🤖 AI Summary
This paper identifies a critical theoretical deficit in software engineering (SE) research concerning “trust” in AI assistants: existing work frequently conflates user acceptance with trust, neglecting its rich psychological and philosophical foundations—thereby impeding reproducible secondary studies. To address this, the authors conduct an interdisciplinary literature review, systematically synthesizing trust theories from psychology and philosophy, and critically analyzing how SE, human-computer interaction (HCI), and information systems (IS) conceptualize trust. They reveal, for the first time, that SE lags significantly behind HCI and IS in theoretical maturity regarding trust. Building on established models—including initial trust formation and dynamic trust evolution—the paper proposes a novel reconceptualization framework tailored to SE, comprising conceptual evaluation criteria, guidelines for model selection, and recommendations for validated measurement instruments. This work advances SE trust research toward greater theoretical rigor, conceptual coherence, and empirical comparability.
📝 Abstract
Trust is a fundamental concept in human decision-making and collaboration that has long been studied in philosophy and psychology.
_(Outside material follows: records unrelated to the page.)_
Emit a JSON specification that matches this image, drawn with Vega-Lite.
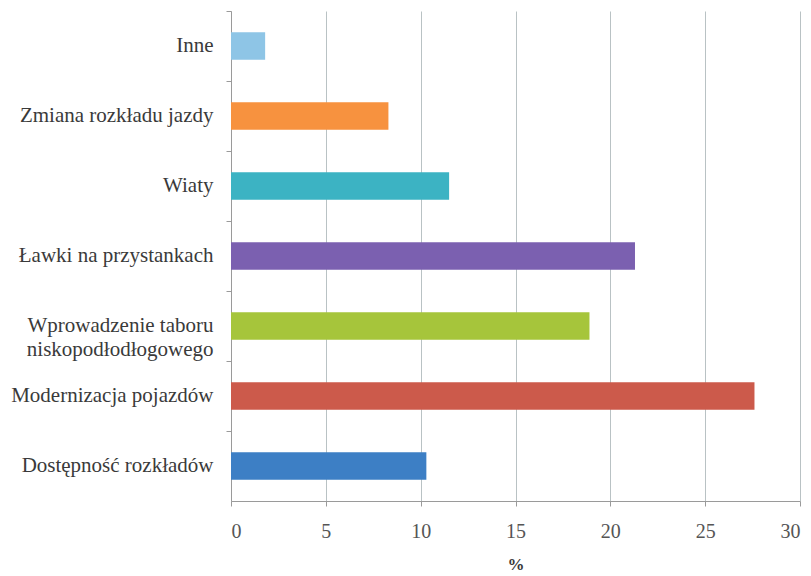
{
  "$schema": "https://vega.github.io/schema/vega-lite/v6.json",
  "autosize": {"type": "none"},
  "width": 569,
  "height": 490,
  "padding": {"left": 231, "top": 11, "right": 11, "bottom": 75},
  "background": "white",
  "data": {
    "values": [
      {"kategoria": "Inne", "procent": 1.8, "kolor": "#8ec5e6"},
      {"kategoria": "Zmiana rozkładu jazdy", "procent": 8.3, "kolor": "#f7923f"},
      {"kategoria": "Wiaty", "procent": 11.5, "kolor": "#3cb3c3"},
      {"kategoria": "Ławki na przystankach", "procent": 21.3, "kolor": "#7b60b0"},
      {"kategoria": "Wprowadzenie taboru niskopodłodłogowego", "procent": 18.9, "kolor": "#a6c53b"},
      {"kategoria": "Modernizacja pojazdów", "procent": 27.6, "kolor": "#cc5a4b"},
      {"kategoria": "Dostępność rozkładów", "procent": 10.3, "kolor": "#3d7fc5"}
    ]
  },
  "mark": {"type": "bar", "height": {"band": 0.39}},
  "encoding": {
    "y": {
      "field": "kategoria",
      "type": "nominal",
      "sort": null,
      "scale": {"paddingInner": 0, "paddingOuter": 0},
      "axis": {
        "title": null,
        "bandPosition": 0,
        "domainColor": "#9a9a9a",
        "tickColor": "#9a9a9a",
        "tickSize": 5,
        "labelPadding": 13,
        "labelFont": "serif",
        "labelFontSize": 21,
        "labelColor": "#3a3a3a",
        "labelLimit": 300,
        "labelLineHeight": 24,
        "labelExpr": "datum.value == 'Wprowadzenie taboru niskopodłodłogowego' ? ['Wprowadzenie taboru', 'niskopodłodłogowego'] : datum.value"
      }
    },
    "x": {
      "field": "procent",
      "type": "quantitative",
      "scale": {"domain": [0, 30], "nice": false},
      "axis": {
        "title": "%",
        "values": [0, 5, 10, 15, 20, 25, 30],
        "grid": true,
        "gridColor": "#b9c2c4",
        "gridWidth": 1,
        "domainColor": "#9a9a9a",
        "tickColor": "#9a9a9a",
        "tickSize": 5,
        "labelPadding": 15,
        "labelFont": "serif",
        "labelFontSize": 20,
        "labelColor": "#555555",
        "titleFont": "serif",
        "titleFontSize": 17,
        "titleFontWeight": "bold",
        "titleColor": "#3a3a3a",
        "titlePadding": 15
      }
    },
    "color": {"field": "kolor", "type": "nominal", "scale": null, "legend": null}
  },
  "config": {"view": {"stroke": null}}
}
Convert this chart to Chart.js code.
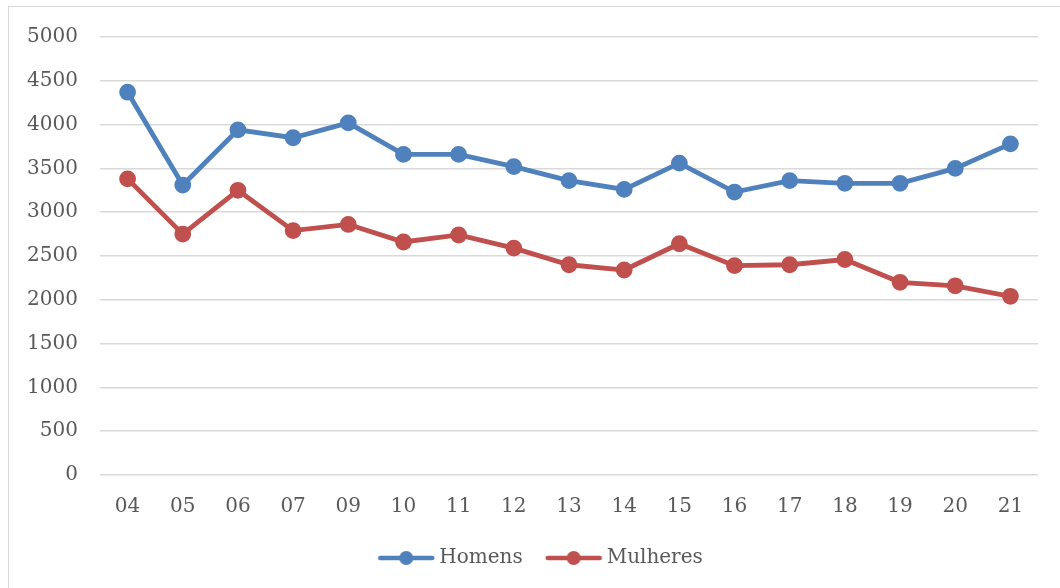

However, software engineering (SE) articles often use the term 'trust' informally - providing an explicit definition or embedding results in established trust models is rare. In SE research on AI assistants, this practice culminates in equating trust with the likelihood of accepting generated content, which does not capture the full complexity of the trust concept. Without a common definition, true secondary research on trust is impossible. The objectives of our research were: (1) to present the psychological and philosophical foundations of human trust, (2) to systematically study how trust is conceptualized in SE and the related disciplines human-computer interaction and information systems, and (3) to discuss limitations of equating trust with content acceptance, outlining how SE research can adopt existing trust models to overcome the widespread informal use of the term 'trust'. We conducted a literature review across disciplines and a critical review of recent SE articles focusing on conceptualizations of trust. We found that trust is rarely defined or conceptualized in SE articles. Related disciplines commonly embed their methodology and results in established trust models, clearly distinguishing, for example, between initial trust and trust formation and discussing whether and when trust can be applied to AI assistants. Our study reveals a significant maturity gap of trust research in SE compared to related disciplines. We provide concrete recommendations on how SE researchers can adopt established trust models and instruments to study trust in AI assistants beyond the acceptance of generated software artifacts.